Senioren
Pflege-WGs kommen nicht gut an
Die Regierung fördert neue Wohnformen für Pflegebedürftige mit einem Budget von 30 Millionen Euro. Doch es gibt nur wenige, die das Angebot nutzen. Warum, das haben Experten beim DAK-Pflegetag erklärt.
Veröffentlicht:BERLIN. Es klingt wie eine Utopie: Pflegebedürftig sein, zu Hause wohnen und den Stadtteil oder das Dorf nicht verlassen zu müssen, in dem man Familie, Freunde und den langjährigen Hausarzt hat. Möglich macht das etwa eine Senioren-Wohngemeinschaft.
Unterstützen wollen die Regierungen solche modernen Wohnformen seit geraumer Zeit. Auch im aktuellen Koalitionsvertrag versprechen Union und SPD mehr Zuschüsse für wohnumfeldverbessernde Maßnahmen wie für ambulant betreute Wohnformen.
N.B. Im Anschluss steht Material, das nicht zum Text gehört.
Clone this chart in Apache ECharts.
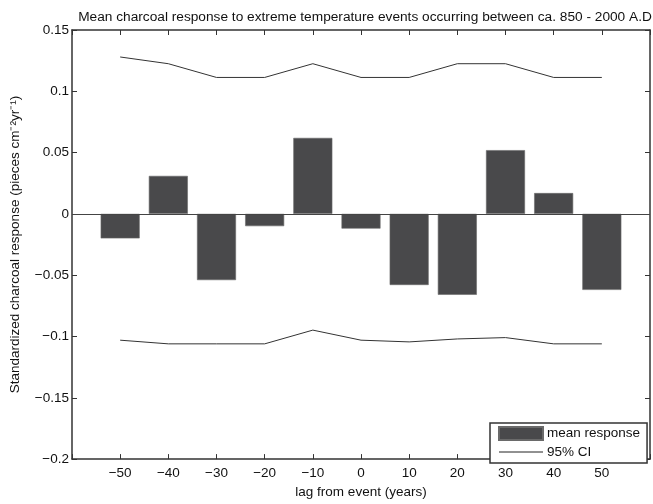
<!DOCTYPE html>
<html><head><meta charset="utf-8">
<script src="https://cdn.jsdelivr.net/npm/echarts@6/dist/echarts.min.js"></script>
<style>html,body{margin:0;padding:0;background:#fff}#c{width:653px;height:504px}</style>
</head><body><div id="c"></div>
<script>
const lags = [-50, -40, -30, -20, -10, 0, 10, 20, 30, 40, 50];
const meanResponse = [-0.020, 0.031, -0.054, -0.010, 0.062, -0.012, -0.058, -0.066, 0.052, 0.017, -0.062];
const ciUpper = [0.128, 0.1225, 0.1113, 0.1113, 0.1225, 0.1113, 0.1113, 0.1225, 0.1225, 0.1113, 0.1113];
const ciLower = [-0.103, -0.106, -0.106, -0.106, -0.0948, -0.103, -0.1044, -0.102, -0.1009, -0.106, -0.106];
const yTicks = [-0.2, -0.15, -0.1, -0.05, 0, 0.05, 0.1, 0.15];

const AX = '#333';
const FONT = 'Liberation Sans';
const FS = 13.5;
const fmtY = v => {
  const r = Math.round(v * 100) / 100;
  if (r === 0) return '0';
  return (r < 0 ? '\u2212' : '') + String(Math.abs(r));
};
const fmtX = v => (v <= -60 || v >= 60) ? '' : (v < 0 ? '\u2212' + Math.abs(v) : String(v));

const chart = echarts.init(document.getElementById('c'), null, {renderer: 'canvas'});
const baseX = {
  type: 'value', min: -60, max: 60, interval: 10,
  axisLine: {show: true, onZero: false, lineStyle: {color: AX, width: 1.5}},
  axisTick: {show: true, inside: true, length: 5, lineStyle: {color: AX, width: 1}},
  splitLine: {show: false}
};
const baseY = {
  type: 'value', min: -0.2, max: 0.15, interval: 0.05,
  axisLine: {show: true, onZero: false, lineStyle: {color: AX, width: 1.5}},
  axisTick: {show: true, inside: true, length: 5, lineStyle: {color: AX, width: 1}},
  splitLine: {show: false}
};
chart.setOption({
  animation: false,
  textStyle: {fontFamily: FONT},
  title: {
    text: 'Mean charcoal response to extreme temperature events occurring between ca. 850 - 2000 A.D',
    left: 360, top: 5, textAlign: 'center',
    textStyle: {fontFamily: FONT, fontSize: 13.7, fontWeight: 'normal', color: '#111'}
  },
  grid: {left: 71, right: 2, top: 30, bottom: 37, containLabel: false},
  xAxis: [
    Object.assign({}, baseX, {
      position: 'bottom',
      name: 'lag from event (years)', nameLocation: 'middle', nameGap: 24,
      nameTextStyle: {fontFamily: FONT, fontSize: FS, color: '#111'},
      axisLabel: {formatter: fmtX, fontFamily: FONT, fontSize: FS, color: '#111', margin: 7}
    }),
    Object.assign({}, baseX, {position: 'top', axisLabel: {show: false}})
  ],
  yAxis: [
    Object.assign({}, baseY, {
      position: 'left',
      name: 'Standardized charcoal response (pieces cm\u207B\u00B2yr\u207B\u00B9)',
      nameLocation: 'middle', nameGap: 50, nameRotate: 90,
      nameTextStyle: {fontFamily: FONT, fontSize: FS, color: '#111'},
      axisLabel: {formatter: fmtY, fontFamily: FONT, fontSize: FS, color: '#111', margin: 3}
    }),
    Object.assign({}, baseY, {position: 'right', axisLabel: {show: false}})
  ],
  legend: {
    orient: 'vertical', left: 490, top: 423,
    padding: [3, 7, 4, 8], itemGap: 4, itemWidth: 44, itemHeight: 13,
    borderColor: AX, borderWidth: 1.5, backgroundColor: '#fff',
    textStyle: {fontFamily: FONT, fontSize: FS, color: '#111', padding: [0, 0, 0, -1]},
    data: [
      {name: 'mean response', icon: 'rect'},
      {name: '95% CI', icon: 'line', itemStyle: {color: '#222', borderColor: '#222', borderWidth: 1}}
    ]
  },
  series: [
    {
      name: 'mean response', type: 'bar', xAxisIndex: 0, yAxisIndex: 0,
      barWidth: 39,
      data: lags.map((x, i) => [x, meanResponse[i]]),
      itemStyle: {color: '#49494b', borderColor: '#6a6a6a', borderWidth: 0.6},
      markLine: {
        silent: true, symbol: 'none', label: {show: false},
        lineStyle: {color: '#444', width: 1, type: 'solid'},
        data: [{yAxis: 0}]
      }
    },
    {
      name: '95% CI', type: 'line', xAxisIndex: 0, yAxisIndex: 0,
      symbol: 'none', data: lags.map((x, i) => [x, ciUpper[i]]),
      lineStyle: {color: '#333', width: 1}, itemStyle: {color: '#333'}
    },
    {
      name: '95% CI', type: 'line', xAxisIndex: 0, yAxisIndex: 0,
      symbol: 'none', data: lags.map((x, i) => [x, ciLower[i]]),
      lineStyle: {color: '#333', width: 1}, itemStyle: {color: '#333'}
    }
  ]
});
</script></body></html>
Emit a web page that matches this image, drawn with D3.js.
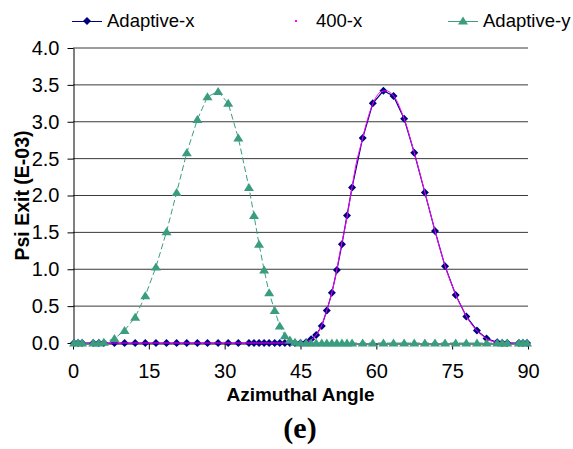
<!DOCTYPE html>
<html>
<head>
<meta charset="utf-8">
<script src="https://cdn.jsdelivr.net/npm/d3@7"></script>
<style>
  html, body { margin: 0; padding: 0; background: #fff; }
  svg { display: block; font-family: Arial, "Liberation Sans", sans-serif; }
</style>
</head>
<body>
<svg id="chart" width="573" height="449"></svg>
<script>
// Quadrature angles (degrees) of the adaptive discretisation
const angles = [0.2, 1.0, 1.8, 4.0, 5.1, 6.1, 8.2, 10.2, 12.3, 14.3, 16.4, 18.5, 20.5, 22.5,
  24.6, 26.6, 28.7, 30.7, 32.7, 34.8, 35.8, 36.8, 37.8, 38.8, 39.9, 40.9, 41.9, 42.9, 43.9,
  45.0, 46.1, 47.1, 48.1, 49.2, 50.2, 51.2, 52.2, 53.2, 54.2, 55.2, 57.3, 59.3, 61.4, 63.4,
  65.5, 67.5, 69.6, 71.6, 73.6, 75.7, 77.8, 79.9, 81.8, 83.9, 84.9, 85.9, 88.2, 89.0, 89.8];

// Exit flux (E-03) for the adaptive x-direction solution
const adaptiveX = [0, 0, 0, 0, 0, 0, 0, 0, 0, 0, 0, 0, 0, 0,
  0, 0, 0, 0, 0, 0, 0, 0, 0, 0, 0, 0, 0, 0, 0,
  0.00, 0.01, 0.05, 0.11, 0.23, 0.44, 0.68, 0.99, 1.34, 1.73, 2.11, 2.78, 3.25, 3.42, 3.35,
  3.04, 2.58, 2.04, 1.52, 1.04, 0.65, 0.36, 0.17, 0.06, 0.01, 0, 0, 0, 0, 0];

// Exit flux (E-03) for the adaptive y-direction solution
const adaptiveY = [0, 0, 0, 0, 0, 0.01, 0.06, 0.17, 0.35, 0.64, 1.03, 1.51, 2.04, 2.58,
  3.03, 3.34, 3.41, 3.25, 2.78, 2.11, 1.73, 1.34, 0.99, 0.68, 0.44, 0.23, 0.10, 0.04, 0.01,
  0, 0, 0, 0, 0, 0, 0, 0, 0, 0, 0, 0, 0, 0, 0,
  0, 0, 0, 0, 0, 0, 0, 0, 0, 0, 0, 0, 0, 0, 0];

// Reference solution with 400 uniform directions, read at whole degrees
const fineAngles = [0, 1, 2, 3, 4, 5, 6, 7, 8, 9, 10, 11, 12, 13, 14, 15, 16, 17, 18, 19, 20,
  21, 22, 23, 24, 25, 26, 27, 28, 29, 30, 31, 32, 33, 34, 35, 36, 37, 38, 39, 40, 41, 42, 43,
  44, 45, 46, 47, 48, 49, 50, 51, 52, 53, 54, 55, 56, 57, 58, 59, 60, 61, 62, 63, 64, 65, 66,
  67, 68, 69, 70, 71, 72, 73, 74, 75, 76, 77, 78, 79, 80, 81, 82, 83, 84, 85, 86, 87, 88, 89, 90];
const fineX = [0, 0, 0, 0, 0, 0, 0, 0, 0, 0, 0, 0, 0, 0, 0, 0, 0, 0, 0, 0, 0,
  0, 0, 0, 0, 0, 0, 0, 0, 0, 0, 0, 0, 0, 0, 0, 0, 0, 0, 0, 0, 0, 0, 0,
  0, 0, 0.01, 0.04, 0.10, 0.21, 0.40, 0.63, 0.93, 1.30, 1.63, 2.03, 2.43, 2.70, 2.97, 3.19, 3.34,
  3.41, 3.42, 3.38, 3.29, 3.13, 2.94, 2.70, 2.46, 2.20, 1.94, 1.68, 1.42, 1.18, 0.96, 0.78,
  0.61, 0.47, 0.34, 0.24, 0.16, 0.10, 0.05, 0.02, 0.01, 0, 0, 0, 0, 0, 0];

const xTicks = [0, 15, 30, 45, 60, 75, 90];
const yTicks = [0, 0.5, 1.0, 1.5, 2.0, 2.5, 3.0, 3.5, 4.0];
const seriesNames = ["Adaptive-x", "400-x", "Adaptive-y"];

const NAVY = "#000080", MAGENTA = "#ff00ff", TEAL = "#3a9d7f";

const svg = d3.select("#chart");
const x = d3.scaleLinear().domain([0, 90]).range([73, 528]);
const y = d3.scaleLinear().domain([0, 4]).range([343, 48]);

const diamond = r => `M0,${-r}L${r},0L0,${r}L${-r},0Z`;
const triangle = "M0,-4.5L5,3.5L-5,3.5Z";

// Horizontal gridlines
svg.append("g")
  .selectAll("line")
  .data(yTicks.filter(v => v > 0))
  .join("line")
  .attr("x1", x(0)).attr("x2", x(90))
  .attr("y1", d => y(d)).attr("y2", d => y(d))
  .attr("stroke", "#3a3a3a").attr("stroke-width", 1);

// Axes
const yAxis = svg.append("g")
  .attr("transform", `translate(${x(0) + 0.5},0)`)
  .call(d3.axisLeft(y).tickValues(yTicks).tickFormat(d3.format(".1f"))
    .tickSize(6).tickSizeOuter(0).tickPadding(8));
const xAxis = svg.append("g")
  .attr("transform", `translate(0,${y(0) + 0.5})`)
  .call(d3.axisBottom(x).tickValues(xTicks).tickFormat(d3.format("d"))
    .tickSize(6).tickSizeOuter(0).tickPadding(14));
[yAxis, xAxis].forEach(g => {
  g.selectAll("path, line").attr("stroke", "#000");
  g.selectAll("text").attr("font-size", 20).attr("fill", "#000")
    .attr("font-family", "Arial, 'Liberation Sans', sans-serif");
});

// Adaptive-x: navy line with diamonds
const ptsX = angles.map((a, i) => [a, adaptiveX[i]]);
const ptsY = angles.map((a, i) => [a, adaptiveY[i]]);
const ptsF = fineAngles.map((a, i) => [a, fineX[i]]);
const line = d3.line().x(d => x(d[0])).y(d => y(d[1]));

svg.append("path").datum(ptsX).attr("d", line)
  .attr("fill", "none").attr("stroke", NAVY).attr("stroke-width", 1.2);
svg.append("g").selectAll("path").data(ptsX).join("path")
  .attr("transform", d => `translate(${x(d[0])},${y(d[1])})`)
  .attr("d", diamond(4)).attr("fill", NAVY);

// 400-x reference: thin magenta curve
svg.append("path").datum(ptsF).attr("d", line.curve(d3.curveMonotoneX))
  .attr("fill", "none").attr("stroke", MAGENTA).attr("stroke-width", 1);
line.curve(d3.curveLinear);

// Adaptive-y: dashed teal line with triangles
svg.append("path").datum(ptsY).attr("d", line)
  .attr("fill", "none").attr("stroke", TEAL).attr("stroke-width", 1)
  .attr("stroke-dasharray", "6,3");
svg.append("g").selectAll("path").data(ptsY).join("path")
  .attr("transform", d => `translate(${x(d[0])},${y(d[1])})`)
  .attr("d", triangle).attr("fill", TEAL);

// Legend
const legendItems = [
  { name: seriesNames[0], lx: 72, color: NAVY, kind: "diamond" },
  { name: seriesNames[1], lx: 281, color: MAGENTA, kind: "dot" },
  { name: seriesNames[2], lx: 448, color: TEAL, kind: "triangle" }
];
const lg = svg.append("g").attr("transform", "translate(0,21)");
legendItems.forEach(it => {
  const g = lg.append("g").attr("transform", `translate(${it.lx},0)`);
  if (it.kind === "dot") {
    g.append("rect").attr("x", 14).attr("y", -1).attr("width", 2).attr("height", 2)
      .attr("fill", it.color);
  } else {
    g.append("line").attr("x1", 0).attr("x2", 30).attr("y1", 0.5).attr("y2", 0.5)
      .attr("stroke", it.color).attr("stroke-width", 1);
    g.append("path").attr("transform", "translate(15,0)")
      .attr("d", it.kind === "diamond" ? diamond(4) : triangle).attr("fill", it.color);
  }
  g.append("text").attr("x", 35).attr("y", 0).attr("dy", "0.35em")
    .attr("font-size", 18.5).attr("fill", "#000").text(it.name);
});

// Axis titles
svg.append("text")
  .attr("transform", `translate(29,${(y(0) + y(4)) / 2}) rotate(-90)`)
  .attr("text-anchor", "middle").attr("font-size", 19.5).attr("font-weight", "bold")
  .text("Psi Exit (E-03)");
svg.append("text")
  .attr("x", (x(0) + x(90)) / 2).attr("y", 401)
  .attr("text-anchor", "middle").attr("font-size", 19).attr("font-weight", "bold")
  .text("Azimuthal Angle");

// Panel label
svg.append("text")
  .attr("x", 300).attr("y", 438)
  .attr("text-anchor", "middle")
  .attr("font-family", "'Times New Roman', 'Liberation Serif', serif")
  .attr("font-size", 30).attr("font-weight", "bold")
  .text("(e)");
</script>
</body>
</html>
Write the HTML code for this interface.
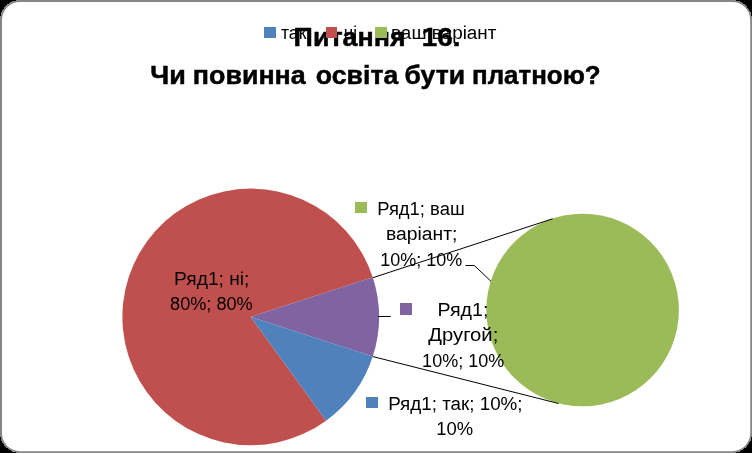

Doch bei den Betroffenen ist das Interesse bislang gleich Null. Für die Förderung von Wohnprojekten für Pflegebedürftige hatte schon die schwarz-gelbe Regierung 30 Millionen Euro bereitgestellt.
"Schätzungsweise 200.000 Euro wurden bis jetzt für solche Projekte abgerufen", berichtet Gernot Kiefer, Vorstand des Spitzenverbandes der Gesetzlichen Krankenversicherungen, beim Pflegetag der DAK Gesundheit am Dienstag in Berlin. Die Politiker hätten das Potenzial solcher Projekte nicht richtig abgeschätzt.
Pflege-WGs sind Mittelstandsphänomene
Die Realität in der Organisation von Pflegeleistungen sehe heute anders aus. Wohngemeinschaften für pflegebedürftige Senioren und Mehrgenerationenhäuser seien in erster Linie Mittelstandphänomene, sagte Klaus-Werner Pawletko vom Verein Freunde alter Menschen.
Das bedeutet: Nur Menschen, die ausreichend Wissen und Geld haben, gehen solche Projekte heute schon an. Das kann zum Beispiel heißen, schon heute beim Hausbau darauf zu achten, dass einmal mehrere Generationen, gesunde und pflegebedürftige, unter einem Dach wohnen sollen.
Pawletko kennt sich mit der Materie aus. Er berät Menschen im Alter rund um das Thema Demenz-Wohngemeinschaften. Diese Voraussicht ist noch selten.
Die Frage nach der Pflege im Alter stelle sich die Mehrzahl der Bürger erst dann, wenn sie bereits pflegebedürftig sei, weiß Pawletko. Dann aber fehle es häufig bereits an der Fähigkeit, sich im Gesundheitssystem orientieren zu können.
Bei vielen sei die Hemmschwelle, sich im Herbst des Lebens auf eine Senioren-WG einzulassen, nicht ausgeprägt. Dies liegt auch an fehlender Information.
Pawletko weiß aus der Praxis, dass sich viele vor einer solch weitreichenden Entscheidung mehr Beratung und Hilfestellung wünschen.
Kommunen sind in der Pflicht
An dieser Stelle sollen die Länder und Kommunen künftig wieder stärker ihrer Verantwortung gerecht werden, forderte der Vorstandsvorsitzende der DAK-Gesundheit Professor Herbert Rebscher.
Sie sollten ihren Beitrag zu einer Re-Kommunalisierung von Pflegeangeboten leisten, sagte Rebscher genau 20 Jahre nach der Einführung der Sozialen Pflegeversicherung. Damals hatten sich die Städte, Kreise und Gemeinden allmählich aus der Zuständigkeit für Pflege zurückgezogen.
Der Pflegebevollmächtigte der Bundesregierung, Karl-Josef Laumann (CDU), hatte sich bereits ähnlich geäußert. Im Gespräch mit der "Ärzte Zeitung" hatte er sich davon überzeugt gezeigt, dass die Kommunen in wenigen Jahren den senioren- und pflegegerechten Umbau der Wohnumfelder zu einem Schwerpunkt erheben würden.
Dies komme, sobald die Kommunen die Vorgaben für die Kinderbetreuung umgesetzt hätten.